Hacking Team

htHacking Team describes its lawful interception products as "offensive technology" and has been called into question over deliveries to Morocco and the United Arab Emirates. The company’s "Remote Control System," called DaVinci, is able, it says, to break encryption on emails, files and Internet telephony protocols.

The Company

Hacking Team is a Milan-based business offering "offensive" capabilities for law enforcement agencies on six continents. The company employs around 40 people in Milan. It has offices in Annapolis, USA, and Singapore. The company defines itself in these terms : "Here in Hacking Team we believe that fighting crime should be easy: we provide effective, easy-to-use offensive technology to the worldwide law enforcement and intelligence communities. Technology must empower, not hinder."[1]

Portfolio

Remote Control System is an IT stealth investigative tool for LEAs. (It is offensive security technology. It is spyware. It is a trojan horse. It is a bug. It is a monitoring tool. It is an attack tool. It is a tool for taking control of the endpoints, that is, the PCs).[2]

Hacking Team’s "DaVinci" Remote Control System is able, the company says, to break encryption and allow law enforcement agencies to monitor encrypted files and emails (even ones encrypted with PGP), Skype and other Voice over IP or chat communication. It allows identification of the target’s location and relationships. It can also remotely activate microphones and cameras on a computer and works worldwide. Hacking Team claims that its software is able to monitor hundreds of thousands of computers at once, all over the country. Trojans are available for Windows, Mac, Linux, iOS, Android, Symbian and Blackberry.[3]

In modern digital communications, encryption is widely employed to protect users from eavesdropping. Unfortunately, encryption also prevents law enforcement and intelligenceagencies from being able to monitor and prevent crimes and threats to the country security.

Remote Control System (RCS) is a solution designed to evade encryption by means of an agent directly installed on the device to monitor. Evidence collection on monitored devices is stealth and transmission of collected data from the device to the RCS server is encrypted and untraceable. For Governmental LEAs and Agencies ONLY. [Highlights by Reporters Without Borders][4]

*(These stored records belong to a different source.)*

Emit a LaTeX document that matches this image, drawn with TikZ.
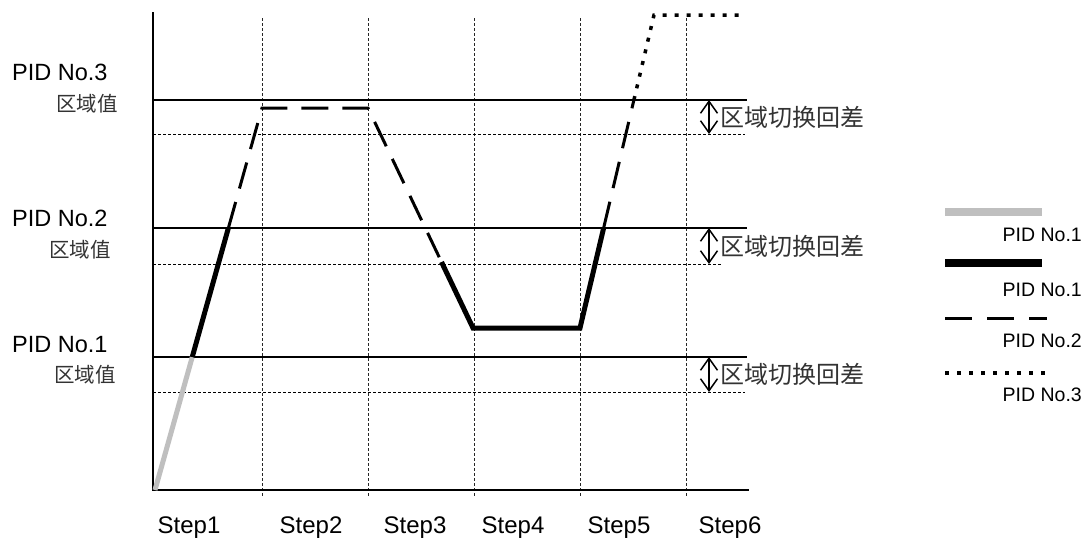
\documentclass[tikz,border=0pt]{standalone}
\usepackage{fontspec}
\setmainfont{Liberation Sans}
\newfontfamily\cjk{Noto Sans CJK SC}
\usetikzlibrary{arrows.meta,calc}
\begin{document}
\begin{tikzpicture}[x=1pt,y=-1pt,
  gridline/.style={line width=0.9pt, dash pattern=on 3pt off 2pt, black!85},
  zone/.style={line width=1.9pt},
  hysline/.style={line width=1pt, dash pattern=on 3pt off 2pt},
  axisline/.style={line width=1.9pt},
  pidgray/.style={line width=5pt, black!25},
  pidthick/.style={line width=5pt},
  piddash/.style={line width=3pt, dash pattern=on 27pt off 14pt},
  piddot/.style={line width=3.5pt, dash pattern=on 4pt off 8pt},
  pidlbl/.style={font=\fontsize{23.5}{26}\selectfont, anchor=base west, inner sep=0pt},
  zonelbl/.style={font=\cjk\fontsize{20.5}{22}\selectfont, text=black!80, inner sep=0pt},
  hyslbl/.style={font=\cjk\fontsize{24}{26}\selectfont, text=black!80, anchor=west, inner sep=0pt},
  steplbl/.style={font=\fontsize{24}{26}\selectfont, anchor=base, inner sep=0pt},
  leglbl/.style={font=\fontsize{19.5}{22}\selectfont, anchor=base east, inner sep=0pt},
  hysarrow/.style={line width=1.5pt, {Straight Barb[length=12pt,width=17pt]}-{Straight Barb[length=12pt,width=17pt]}}
]
\useasboundingbox (0,0) rectangle (1086,538);
\fill[white] (0,0) rectangle (1086,538);

% vertical grid
\foreach \x in {262,368,474,580,686} \draw[gridline] (\x,18) -- (\x,496);

% zone lines
\foreach \y/\d/\e in {100/134/745, 228/264/722, 357/392/745} {
  \draw[zone] (153,\y) -- (747,\y);
  \draw[hysline] (153,\d) -- (\e,\d);
}

% axes
\draw[axisline] (153,12) -- (153,490) -- (749,490);

% hysteresis arrows and labels
\foreach \y/\d/\n in {100/134/a, 228/264/b, 357/392/c} {
  \coordinate (ht\n) at (709,\y);
  \coordinate (hb\n) at (709,\d);
  \draw[hysarrow] (ht\n) -- (hb\n);
  \node[hyslbl] (hl\n) at (720,{(\y+\d)/2}) {区域切换回差};
}

% curve
\coordinate (p0) at (155,490);
\coordinate (p1) at (262,108);
\coordinate (p2) at (368,108);
\coordinate (p3) at (473,328);
\coordinate (p4) at (580,328);
\coordinate (p5) at (654,15);
\coordinate (p6) at (745,15);
\coordinate (q1) at ($(p0)!{133/382}!(p1)$);
\coordinate (q2) at ($(p0)!{262/382}!(p1)$);
\coordinate (q3) at ($(p2)!{154/220}!(p3)$);
\coordinate (q4) at ($(p4)!{100/313}!(p5)$);
\coordinate (q5) at ($(p4)!{228/313}!(p5)$);
\draw[pidgray] (p0) -- (q1);
\draw[pidthick] (q1) -- (q2);
\draw[piddash] (q2) -- (p1) -- (p2) -- (q3);
\draw[pidthick, line join=miter] (q3) -- (p3) -- (p4) -- (q4);
\draw[piddash] (q4) -- (q5);
\draw[piddot] (q5) -- (p5) -- (p6);

% left labels
\node[pidlbl] (l3) at (12,80) {PID No.3};
\node[zonelbl] (z3) at (87,104) {区域值};
\node[pidlbl] (l2) at (12,226) {PID No.2};
\node[zonelbl] (z2) at (80,250) {区域值};
\node[pidlbl] (l1) at (12,352) {PID No.1};
\node[zonelbl] (z1) at (85,375) {区域值};

% step labels
\node[steplbl] (s1) at (189,533) {Step1};
\node[steplbl] (s2) at (311,533) {Step2};
\node[steplbl] (s3) at (415,533) {Step3};
\node[steplbl] (s4) at (513,533) {Step4};
\node[steplbl] (s5) at (619,533) {Step5};
\node[steplbl] (s6) at (730,533) {Step6};

% legend
\draw[line width=8pt, black!25] (945,212) -- (1042,212);
\node[leglbl] (g1) at (1082,241) {PID No.1};
\draw[line width=8pt] (945,263) -- (1042,263);
\node[leglbl] (g2) at (1082,296) {PID No.1};
\draw[line width=3pt, dash pattern=on 27pt off 15pt] (945,318) -- (1047,318);
\node[leglbl] (g3) at (1082,347) {PID No.2};
\draw[line width=3.5pt, dash pattern=on 4pt off 8pt] (945,373) -- (1045,373);
\node[leglbl] (g4) at (1082,401) {PID No.3};
\end{tikzpicture}
\end{document}
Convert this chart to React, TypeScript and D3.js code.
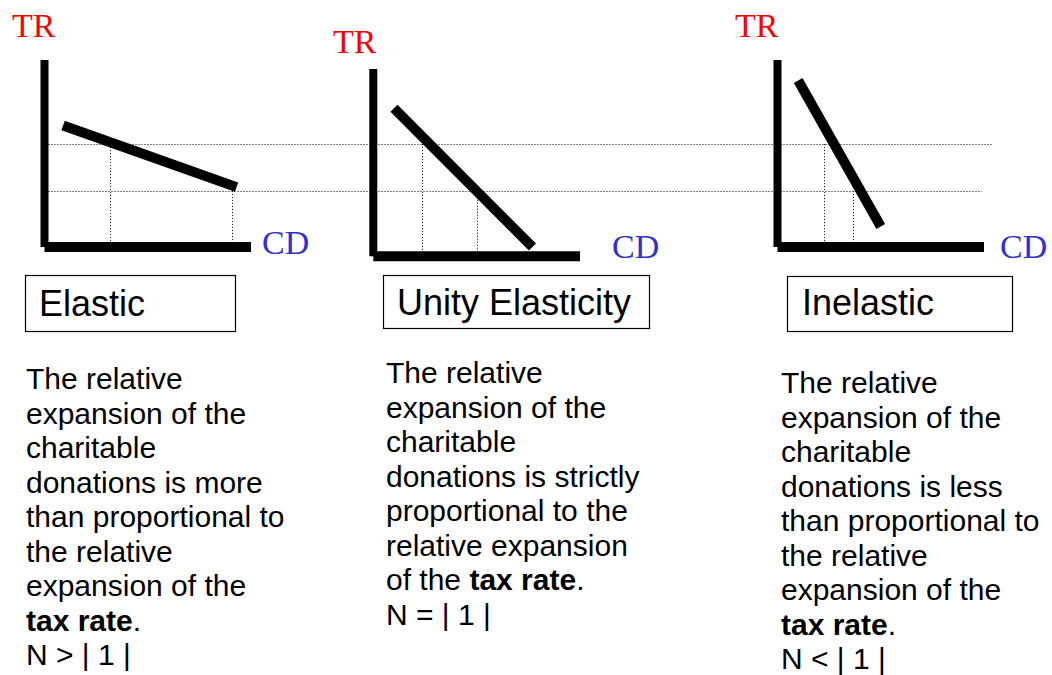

The companies spokesperson, Eric Rabe, said, without going into details, that the company is able to monitor how their software is being used by customers.[5]

 Involvement in critical countries

The company says it does not sell its software to countries that abuse human rights and that the product is used in around 30 countries worldwide on five continents.

Software developed by Hacking Team is sold exclusively to government agencies, and it is never sold to countries that international organizations including the European Union, NATO and the US have blacklisted.  An external committee of legal experts reviews each proposed sale to assure compliance with our policies. Contracts with the government purchasers limit the permissible uses of our software. We monitor news media and other public communications such as blogs and Internet comment for reports of abuses and investigate when appropriate.

However, several media reports and research by IT security experts have found traces of Hacking Team software in countries that do not have a good record on democracy and human rights.

Involvement in Morocco

Hacking Team software was identified on the office computers of the Moroccan news website Mamfakinch just days after it received the 2012 Breaking Borders Award from Global Voices and Google. The malware was transmitted via an infected Word document that purportedly contained important confidential information.

Asked by Reporters Without Borders to comment on media reports that Hacking Team’s software has been used in Morocco, the company’s spokesperson did not deny that it had been deployed there:

We take precautions to assure our software is not misused and we investigate cases suggesting it may have been.  However, we do not disclose client names or the location of our clients. (answer sent via email to Reporters Without Borders)

United Arab Emirates

Morgan Marquis-Boire, a security expert, examined corrupted attachments in an email that was sent to Ahmed Mansoor, a blogger who is from the United Arab Emirates. He found strong indications that a Trojan it contained came from Hacking Team. His findings have been published by the Citizen Lab, a University of Toronto institute specialising in digital issues.[6]